Na biografia, por trás do retrato do escritor está também a história de um país que lutava contra a ditadura militar com as armas que dispunha, e que vivia, no pouco profissionalismo editorial — seja nos jornais, seja em editoras —, um momento de criatividade mais descontraída. Piroli, segundo os entrevistados por Marques, queria aproximar a produção intelectual da vida comum, levando tudo com um despojamento único. Nas redações em que foi editor, não faltava um garrafão de pinga debaixo de sua mesa e, em uma delas, até um pato circulava livremente entre as máquinas de escrever. Como chefe, aconselhava que se esquecesse os padrões jornalísticos: queria ler textos que contassem como as coisas realmente tinham acontecido, sem leads ou subleads. Era inimigo da objetividade e compunha títulos malucos e saborosos, como “Cada brasileiro nasce devendo sete salários mínimos”.

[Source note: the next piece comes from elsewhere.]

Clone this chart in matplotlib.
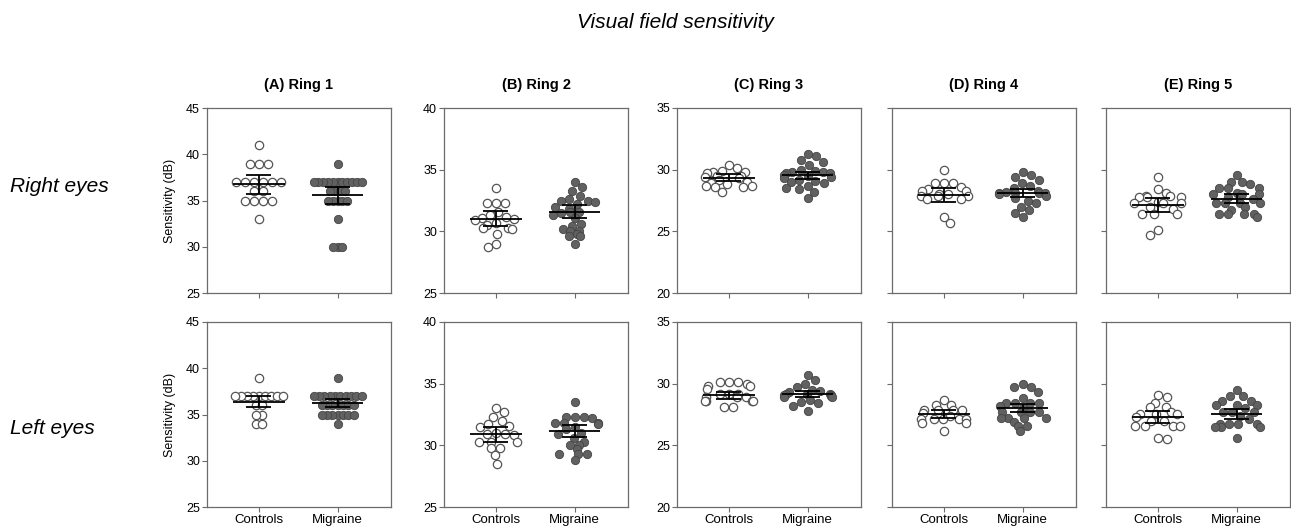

Ao escritor, que tinha uma relação descompromissada com a literatura — “Pescar é mais importante que escrever. Escrever faz mal para a saúde. Não conheço uma só pessoa que se tenha tornado melhor com a literatura; geralmente, piora. Há poetas, porém, que dizem que fazer poesia ‘é minha vida, é o ar que respiro’. Respiram mal e têm uma péssima vida” —, Marques acredita que também faltou sorte: “a editora Cosac Naify, por exemplo, tinha comprado todos os direitos dele, mas, logo em seguida, acabou”. Um tipo meio tímido, mas alegre, vivendo sem chamar atenção, corpulento, camisa sempre aberta no peito peludo, Piroli foi visto por seus contemporâneos como um Hemingway brasileiro, seja pelo modo de viver, seja pelo estilo seco dos textos. Exagero? Faz-se necessário ler antes de dizer. (A.N.)